Brahms demanda également à Bertha de lui envoyer la musique et les paroles de la chanson, admettant que depuis les années où il l’avait entendue chanter, « elle ne bourdonne dans [s]on oreille que de façon approximative ».
La Chanson du berceau a connu un succès immédiat auprès du public. Au cours des années qui ont suivi sa composition, elle a été arrangée sous différentes formes pour presque tous les instruments imaginables, du piano à l’orchestre de concert.
Non seulement sa popularité est indéniable, mais les avantages qu’elle procure à l’enfant qui l’écoute le sont tout autant. Il a été scientifiquement prouvé qu’exposer les enfants à des berceuses améliore le développement cognitif, la créativité et l’expression émotionnelle du jeune cerveau en développement.

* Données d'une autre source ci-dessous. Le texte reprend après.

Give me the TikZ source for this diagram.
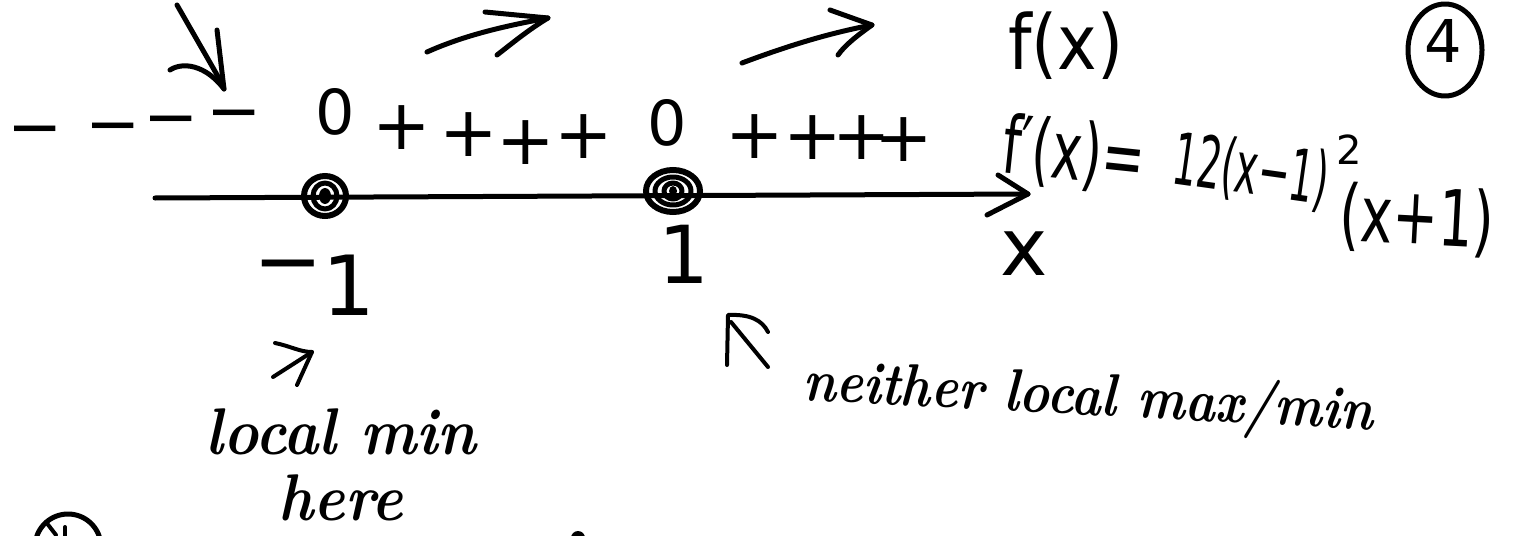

En outre, chanter ou jouer des berceuses à vos enfants ne doit pas nécessairement commencer à la crèche. Les bébés dans le ventre de leur mère sont capables d’entendre des sons dès la 16e semaine de grossesse. À la 24e semaine, ils sont capables de reconnaître la voix et le langage de leur mère. Les avantages cognitifs s’appliquent aussi bien aux enfants in utero qu’aux tout-petits. De nombreux enregistrements de la berceuse de Brahms peuvent être écoutés gratuitement sur internet.

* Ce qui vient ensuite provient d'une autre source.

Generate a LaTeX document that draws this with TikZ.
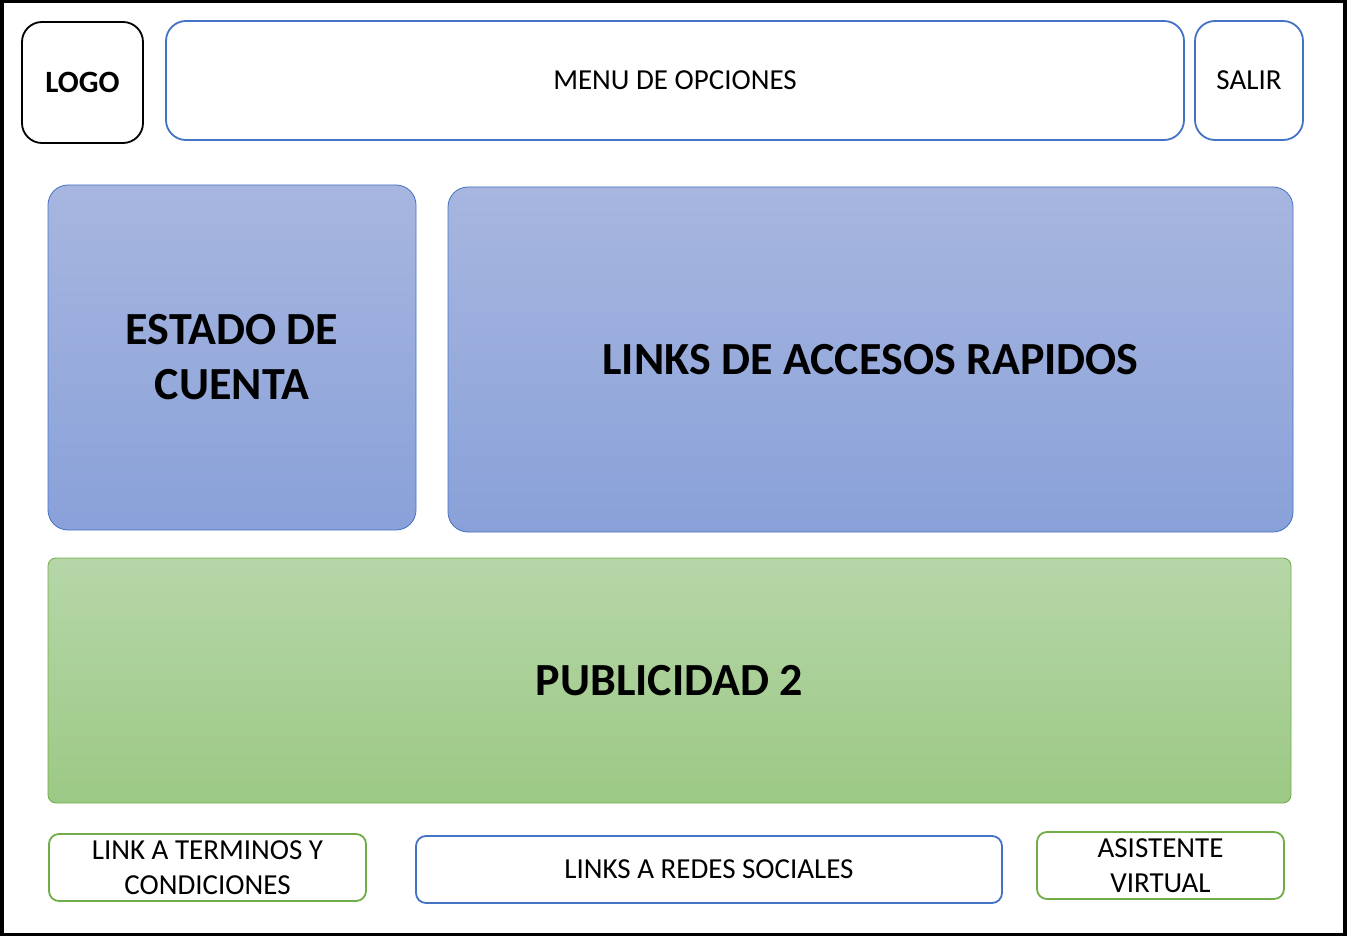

Quiconque a déjà sacrifié une histoire d’amour pour poursuivre une carrière sait que, même dans les cas les plus réussis, la décision n’est jamais tout à fait agréable. À la fin de sa vie, Brahms regrettait de ne pas s’être marié et de ne pas avoir eu d’enfants. Dans sa Berceuse, on entend non seulement la douceur de la musique, mais aussi la nostalgie de ce qu’il n’a jamais eu. Même s’il est resté discrètement insatisfait dans sa vie personnelle, sa perspicacité émotionnelle se répercute dans chaque note.